Même si les dispositifs nationaux ne sont pas encore clairement fixés, il y a beaucoup à faire localement. Les exploitants n’attendent pas les dispositifs pour organiser des séances pédagogiques, des ateliers, des rencontres avec des réalisateurs. On a besoin d’impliquer les enseignants, de leur donner des outils, et surtout de leur montrer que le cinéma est une ressource vivante, pas un objet figé. N’oublions pas que l’éducation à l’image, c’est avant tout une manière de créer le spectateur de demain. Si l’on doit prendre des exemples concrets, de nombreux cinémas ont tissé des liens forts et de confiance avec les enseignants à travers les divers dispositifs d’éducation à l’image, mais aussi pour des demandes spécifiques. Nous nous organisons pour leur proposer les horaires et jours souhaités.

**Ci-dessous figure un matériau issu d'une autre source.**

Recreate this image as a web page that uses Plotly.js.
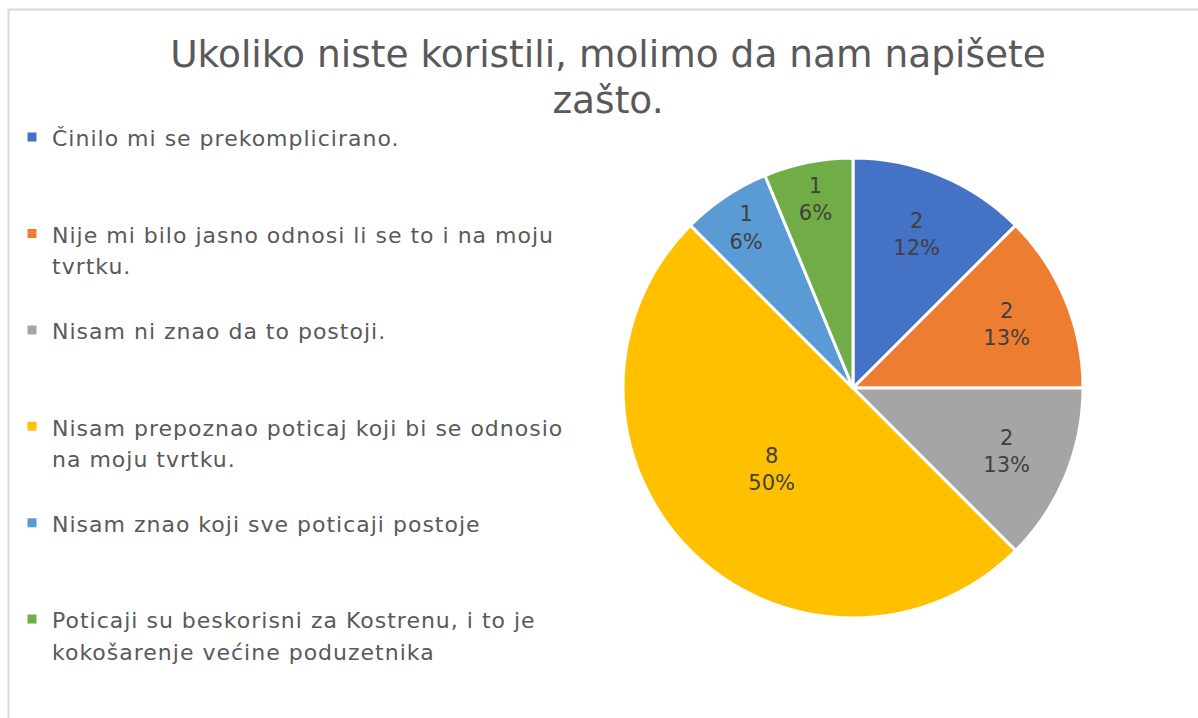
<!DOCTYPE html>
<html>
<head>
<meta charset="utf-8">
<script src="https://cdn.plot.ly/plotly-3.0.1.min.js"></script>
<style>
  html, body { margin: 0; padding: 0; background: #ffffff; }
  #chart { width: 1198px; height: 718px; }
</style>
</head>
<body>
<div id="chart"></div>
<script>
// ---- data ----
const categories = [
  'Činilo mi se prekomplicirano.',
  'Nije mi bilo jasno odnosi li se to i na moju<br>tvrtku.',
  'Nisam ni znao da to postoji.',
  'Nisam prepoznao poticaj koji bi se odnosio<br>na moju tvrtku.',
  'Nisam znao koji sve poticaji postoje',
  'Poticaji su beskorisni za Kostrenu, i to je<br>kokošarenje većine poduzetnika'
];
const counts = [2, 2, 2, 8, 1, 1];
const pctLabels = ['12%', '13%', '13%', '50%', '6%', '6%'];
const colors = ['#4472C4', '#ED7D31', '#A5A5A5', '#FFC000', '#5B9BD5', '#70AD47'];
const titleLines = ['Ukoliko niste koristili, molimo da nam napišete', 'zašto.'];

// ---- layout helpers ----
const W = 1198, H = 718;
const FONT = '"DejaVu Sans", "Open Sans", sans-serif';
const legendLines = 3;
const legendGlyph = 'font-size:22px;letter-spacing:1px';
const titleGlyph = 'font-size:37.5px';

const legendLabels = categories.map(c => {
  const lines = c.split('<br>');
  while (lines.length < legendLines) lines.push('\u00a0');
  return lines.map(l => '<span style="' + legendGlyph + '">' + l + '</span>').join('<br>');
});
const titleText = titleLines.map(l => '<span style="' + titleGlyph + '">' + l + '</span>').join('<br>');

const cx = 853, cy = 388, r = 230;

const trace = {
  type: 'pie',
  values: counts,
  labels: legendLabels,
  text: pctLabels,
  texttemplate: '%{value}<br>%{text}',
  textposition: 'inside',
  insidetextorientation: 'horizontal',
  insidetextfont: { family: FONT, size: 21, color: '#404040' },
  sort: false,
  direction: 'clockwise',
  rotation: 0,
  marker: { colors: colors, line: { color: '#ffffff', width: 3 } },
  domain: {
    x: [(cx - r) / W, (cx + r) / W],
    y: [1 - (cy + r) / H, 1 - (cy - r) / H]
  },
  hoverinfo: 'none'
};

const layout = {
  width: W,
  height: H,
  margin: { l: 0, r: 0, t: 0, b: 0 },
  paper_bgcolor: '#ffffff',
  font: { family: FONT, color: '#595959' },
  title: {
    text: titleText,
    font: { family: FONT, size: 35.4, color: '#595959' },
    x: 608 / W,
    xanchor: 'center',
    xref: 'container',
    y: 1 - 67 / H,
    yanchor: 'top',
    yref: 'container'
  },
  showlegend: true,
  legend: {
    x: 12 / W,
    xanchor: 'left',
    y: 1 - 115 / H,
    yanchor: 'top',
    valign: 'top',
    font: { family: FONT, size: 23.95, color: '#595959' },
    bgcolor: 'rgba(0,0,0,0)',
    traceorder: 'normal'
  },
  shapes: [
    { type: 'line', xref: 'paper', yref: 'paper', x0: 8.5 / W, x1: 8.5 / W, y0: 0, y1: 1 - 9 / H,
      line: { color: '#d9d9d9', width: 2 }, layer: 'below' },
    { type: 'line', xref: 'paper', yref: 'paper', x0: 8.5 / W, x1: 1, y0: 1 - 9.5 / H, y1: 1 - 9.5 / H,
      line: { color: '#d9d9d9', width: 2 }, layer: 'below' }
  ]
};

Plotly.newPlot('chart', [trace], layout, { displayModeBar: false, staticPlot: true });
</script>
</body>
</html>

Nous adaptons notre programmation sur plusieurs trimestres afin de faciliter leurs demandes en fonction des autorisations de sortie et de leur budget annuel. Nous adaptons aussi les tarifs pour ces séances. Nous assurons une présence pour accueillir au mieux les groupes. Nous réglons l’éclairage, le son pour les tout petits.
À titre d’exemple, à Périgueux, une association gère le planning scolaire pour le cinéma, facilitant la relation avec les enseignants. À Castres, un concours de création autour des films art et essai jeune public a été mis en place. Ces initiatives, petites ou grandes, témoignent de la vitalité des salles. 

Dans le contexte politique actuel incertain, quelles sont vos principales préoccupations pour le secteur, ainsi que vos principales attentes vis-à-vis des pouvoirs publics ? 

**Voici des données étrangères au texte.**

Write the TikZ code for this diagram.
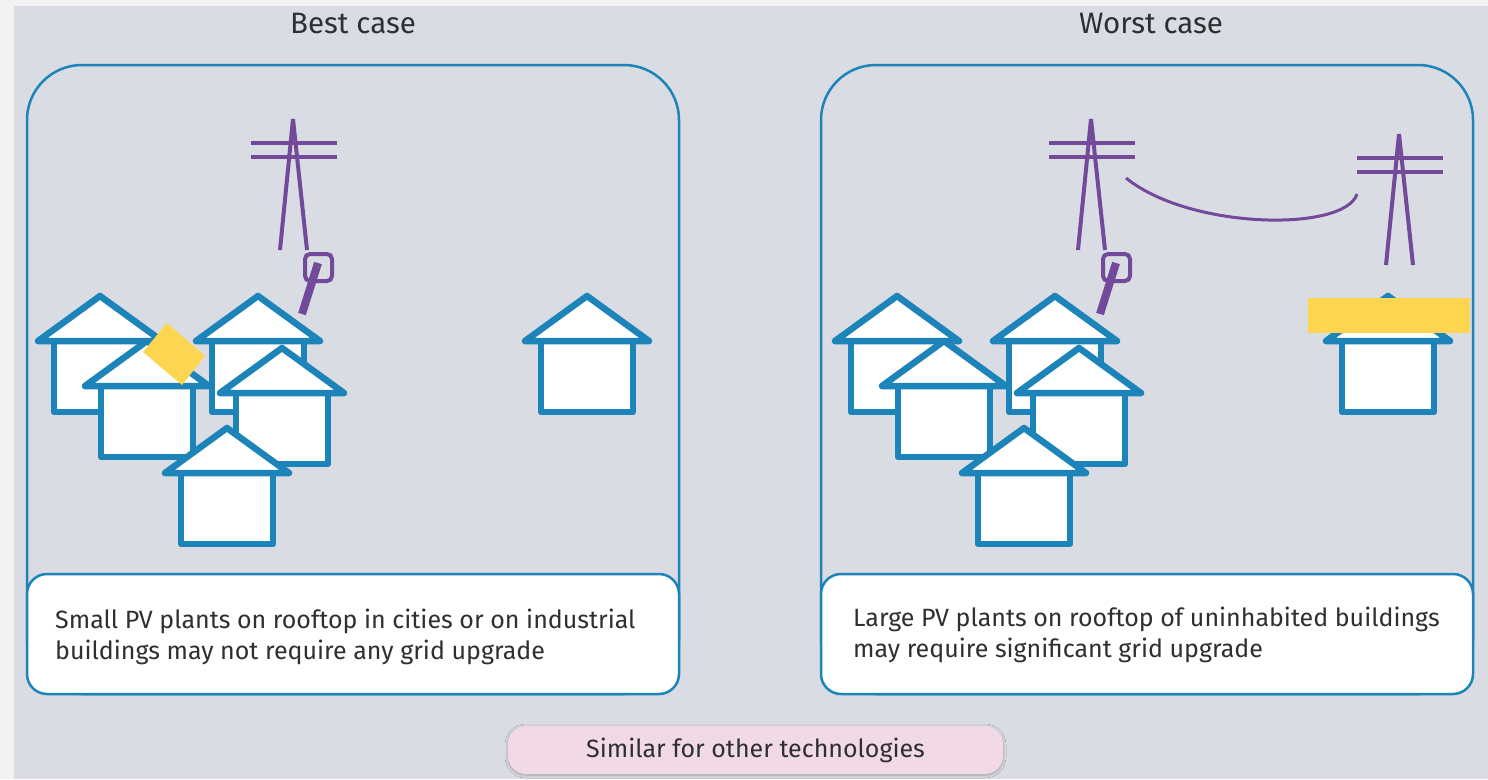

Notre première préoccupation, comme pour tout le monde, c’est la stabilité et le retour à une activité régulière et plus normative. Les cinémas ont besoin de visibilité, que ce soit notamment en matière de fiscalité, d’énergie ou de soutiens publics. L’instabilité politique ajoute un bruit de fond qui freine l’investissement et entretient un climat anxiogène. Nous n’attendons pas des promesses spectaculaires, mais une politique culturelle cohérente et lisible. Le cinéma est une filière stratégique pour la France : il attire des talents, fait rayonner notre culture et irrigue des territoires entiers. Il faut lui donner les moyens de durer, plutôt que de gérer en permanence l’urgence.

Comment percevez-vous l’engagement, récemment annoncé, de Canal+ auprès d’UGC ?

C’est une excellente nouvelle, non seulement pour UGC qui va pouvoir reprendre une stratégie d’investissements dans ses salles, mais aussi pour l’ensemble du secteur.

Qu’un acteur majeur de la filière comme canal Plus choisisse d’investir notamment dans l’exploitation envoie un signal fort de confiance dans l’avenir et la solidité de notre activité.